Devo essere sincero. Io Jannacci – come del resto Gaber e vi prego di non inorridire – non me lo sono mai filato più di tanto. Principalmente perché un po’ non lo capivo, faceva canzoni troppo sottili e intelligenti per quelli come me, quindi potete immaginare quando ero ragazzino e lui era uno degli esponenti di punta di una cultura che i pischelli a tutti costi aborrivano perché distante dalla voglia di rottura che veniva dall’estero. Voglio dire, oltre all’ignoranza c’erano anche i pregiudizi esponenziali. Una volta mi sono preso pure un cazziatone da un amico intellettuale perché ho confuso con Paolo Conte (idem con patate) la paternità di una canzone, ma non ricordo quale. Quindi a parte i pezzi più stranoti perché disponibili a profusione grazie a canali incrociati e mi riferisco all’Armando, alla fetta di limone nel tè, alla vita l’è bela, al secchio che fa rima con l’orecchio e all’irriverente sa l’ha vist cus’è sono arrivato a scoprire il resto, come molte altre cose da grandi come un certo jazz e una certa letteratura, solo da adulto. Non sono un esperto come molti di quelli che stanno a ragione coccodrillando l’Internet in queste ore, quindi non posterò nessun tributo a ricordo dell’artista scomparso, anzi non pubblicherò nemmeno queste righe. Scherzo. Mi spiace molto anche per un altro pezzo di novecento che se ne va, di cose con cui sono cresciute le generazioni addietro, di quell’Italia in bianco e nero e di periferia lontana dagli strass di mediaset e dalle stelle grillesche che oggi va in onda dopo mezzanotte, su Rai Storia.
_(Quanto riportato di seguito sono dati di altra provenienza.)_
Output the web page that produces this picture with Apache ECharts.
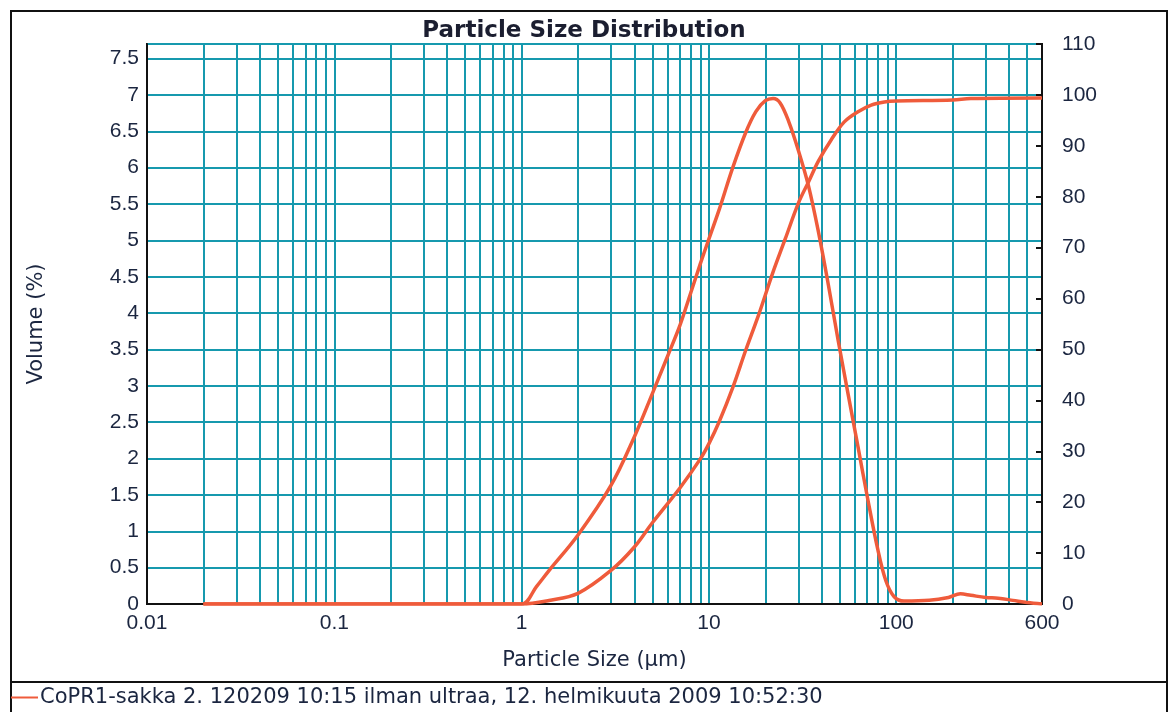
<!DOCTYPE html>
<html>
<head>
<meta charset="utf-8">
<script src="https://cdn.jsdelivr.net/npm/echarts@6/dist/echarts.min.js"></script>
<style>
  html, body { margin: 0; background: #fff; }
  #chart { width: 1168px; height: 712px; }
</style>
</head>
<body>
<div id="chart"></div>
<script>
// volume density curve (left axis, %)
const freqSize = [0.02, 0.5, 1, 1.2, 1.4, 2, 3, 4, 5, 6, 7, 8, 9, 10, 11.4, 13.4, 15.7, 17.8, 20, 22, 24, 26.7, 30, 34, 38.4, 43.4, 49, 55.3, 62.5, 70.6, 79.7, 88, 97.5, 110, 150, 190, 220, 250, 300, 350, 420, 500, 600];
const freqVolume = [0, 0, 0, 0.24, 0.46, 0.95, 1.63, 2.3, 2.9, 3.4, 3.83, 4.28, 4.68, 5.02, 5.44, 6.0, 6.48, 6.77, 6.92, 6.95, 6.89, 6.63, 6.24, 5.75, 5.12, 4.39, 3.62, 2.89, 2.16, 1.43, 0.75, 0.32, 0.1, 0.04, 0.05, 0.09, 0.14, 0.12, 0.09, 0.08, 0.05, 0.02, 0];

// cumulative undersize curve (right axis, %)
const cumSize = [0.02, 0.5, 1, 1.4, 2, 3, 4, 5, 7, 9, 10, 11.4, 13.4, 15.7, 18.5, 21.8, 25.6, 30, 34, 38.4, 45, 52.8, 62.5, 73.5, 86.4, 100, 200, 250, 600];
const cumVolume = [0, 0, 0, 0.7, 2.1, 6.6, 11.2, 16.0, 22.8, 28.5, 31.5, 36.0, 42.5, 49.8, 57.0, 64.8, 71.8, 78.7, 82.9, 87, 91.2, 94.7, 96.7, 98, 98.6, 98.8, 99.0, 99.3, 99.4];

const sizeLabels = [0.01, 0.1, 1, 10, 100, 600];
const sizeGrid = [
  0.01, 0.02, 0.03, 0.04, 0.05, 0.06, 0.07, 0.08, 0.09,
  0.1, 0.2, 0.3, 0.4, 0.5, 0.6, 0.7, 0.8, 0.9,
  1, 2, 3, 4, 5, 6, 7, 8, 9,
  10, 20, 30, 40, 50, 60, 70, 80, 90,
  100, 200, 300, 400, 500, 600
];

const seriesName = 'CoPR1-sakka 2. 120209 10:15 ilman ultraa, 12. helmikuuta 2009 10:52:30';
const lineColor = '#ef5b3b';
const gridColor = '#1699ae';
const textColor = '#1b2640';
const font = 'Liberation Sans, Arial, sans-serif';
const wideFont = 'DejaVu Sans, Verdana, sans-serif';

const chart = echarts.init(document.getElementById('chart'));

chart.setOption({
  animation: false,
  title: {
    text: 'Particle Size Distribution',
    left: 'center',
    top: 15,
    textStyle: { fontFamily: wideFont, fontSize: 23, fontWeight: 'bold', color: '#1b1e30' }
  },
  legend: {
    data: [seriesName],
    left: 11,
    top: 687,
    padding: 0,
    icon: 'rect',
    itemWidth: 27,
    itemHeight: 2,
    itemGap: 2,
    textStyle: { fontFamily: wideFont, fontSize: 21, color: textColor, padding: [0, 0, 0, -3] }
  },
  grid: {
    left: 147,
    right: 126,
    top: 44,
    bottom: 108,
    show: true,
    borderColor: '#111',
    borderWidth: 2,
    backgroundColor: 'transparent'
  },
  xAxis: {
    type: 'log',
    logBase: 10,
    min: 0.01,
    max: 600,
    name: 'Particle Size (µm)',
    nameLocation: 'middle',
    nameGap: 46,
    nameTextStyle: { fontFamily: wideFont, fontSize: 21, color: textColor },
    axisLine: { show: true, lineStyle: { color: '#111', width: 2 } },
    axisTick: { show: false, customValues: sizeGrid },
    axisLabel: {
      customValues: sizeLabels,
      margin: 9,
      fontFamily: font,
      fontSize: 21,
      color: textColor,
      formatter: v => String(v)
    },
    splitLine: { show: true, lineStyle: { color: gridColor, width: 2 } }
  },
  yAxis: [
    {
      type: 'value',
      min: 0,
      max: 7.7,
      interval: 0.5,
      name: 'Volume (%)',
      nameLocation: 'middle',
      nameGap: 100,
      nameRotate: 90,
      nameTextStyle: { fontFamily: wideFont, fontSize: 21, color: textColor },
      axisLine: { show: true, lineStyle: { color: '#111', width: 2 } },
      axisTick: { show: false },
      axisLabel: {
        margin: 8,
        showMaxLabel: false,
        fontFamily: font,
        fontSize: 21,
        color: textColor
      },
      splitLine: { show: true, lineStyle: { color: gridColor, width: 2 } }
    },
    {
      type: 'value',
      min: 0,
      max: 110,
      interval: 10,
      position: 'right',
      axisLine: { show: true, lineStyle: { color: '#111', width: 2 } },
      axisTick: { show: true, inside: true, length: 6, lineStyle: { color: '#111', width: 2 } },
      axisLabel: {
        margin: 20,
        fontFamily: font,
        fontSize: 21,
        color: textColor
      },
      splitLine: { show: false }
    }
  ],
  series: [
    {
      name: seriesName,
      type: 'line',
      yAxisIndex: 0,
      data: freqSize.map((s, i) => [s, freqVolume[i]]),
      smooth: 0.35,
      showSymbol: false,
      lineStyle: { color: lineColor, width: 3.5 },
      itemStyle: { color: lineColor },
      z: 5
    },
    {
      name: seriesName,
      type: 'line',
      yAxisIndex: 1,
      data: cumSize.map((s, i) => [s, cumVolume[i]]),
      smooth: 0.35,
      showSymbol: false,
      lineStyle: { color: lineColor, width: 3.5 },
      itemStyle: { color: lineColor },
      z: 5
    }
  ],
  graphic: [
    {
      type: 'rect',
      shape: { x: 11, y: 11, width: 1156, height: 740 },
      style: { fill: 'none', stroke: '#111', lineWidth: 2 },
      silent: true
    },
    {
      type: 'line',
      shape: { x1: 11, y1: 682, x2: 1167, y2: 682 },
      style: { stroke: '#111', lineWidth: 2 },
      silent: true
    }
  ]
});
</script>
</body>
</html>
Ma non è tutto. Ho un amico musicista che ha suonato con il figlio di Jannacci, e la cosa divertente è che nel periodo di quella collaborazione invece io ero stato contattato dal figlio di un cantante genovese che era stato lambito dal successo alla fine degli anni 50 grazie a un singolo beat, una vera una tantum dopo la quale era tornato giustamente nell’oblio da cui proveniva. Suo figlio mi aveva telefonato a casa, il beat ormai non esisteva e forse era stato appena messo in commercio il telefono Sirio a pulsanti che, da un punto di vista estetico, era meglio nasconderlo nel cassetto del mobile in corridoio vicino all’unica presa tripolare. Durante la conversazione ce l’aveva messa tutta per convincermi a far parte della band che avrebbe accompagnato il rilancio della carriera del padre. Si era però scusato per il pressing dicendo una cosa tipo “sai com’è per i figli di grandi artisti”. No, io non lo so com’è perché mio papà è un contabile in pensione. E chissà perché, dopo aver rifiutato e abbassato la cornetta ho subito pensato al mio amico che stava facendo strada con la sua batteria e al figlio di Jannacci che lo aveva contattato. Ma non volevo parlare di me a tutti i costi, ma di lui, di Enzo, con il quale poi l’amico batterista ha pure collaborato. A mia nonna non piaceva Jannacci, diceva che gli sembrava sempre ubriaco ma non fa testo, lei canticchiava le hit storpiando le parole, come in “Luna” di Gianni Togni diceva “E guardo un mondo da un gloglò”. E poi la mia di origine non è una famiglia di milanesi, e secondo me certe cose proprio non le possiamo capire.
Quando scrivi di musica…lo sai no? Ecco, anche questo post lascia il segno, come sempre.
A me Jannacci piaceva, è proprio un pezzo della nostra storia che se ne è andato.
Un abbraccio e Buona Pasqua, caro Plus.
Ti lascio come commento questo invito:
http://puronanovergine.blogspot.it/2013/03/lo-stetoscopio.html
Io cercavo di capirlo con lui cos’era essere figlio di milanese. Che poi la musica fa questo. E altro.
anche a me, è solo che quando si è giovani si è un po’ stupidini. Tutto qui.
grazie, vado a leggere
giusto, la musica ti fa arrivare dappertutto. Però, a dirla tutta, per la Roma di Califano invece ho perso proprio il treno e non ci sono mai arrivato.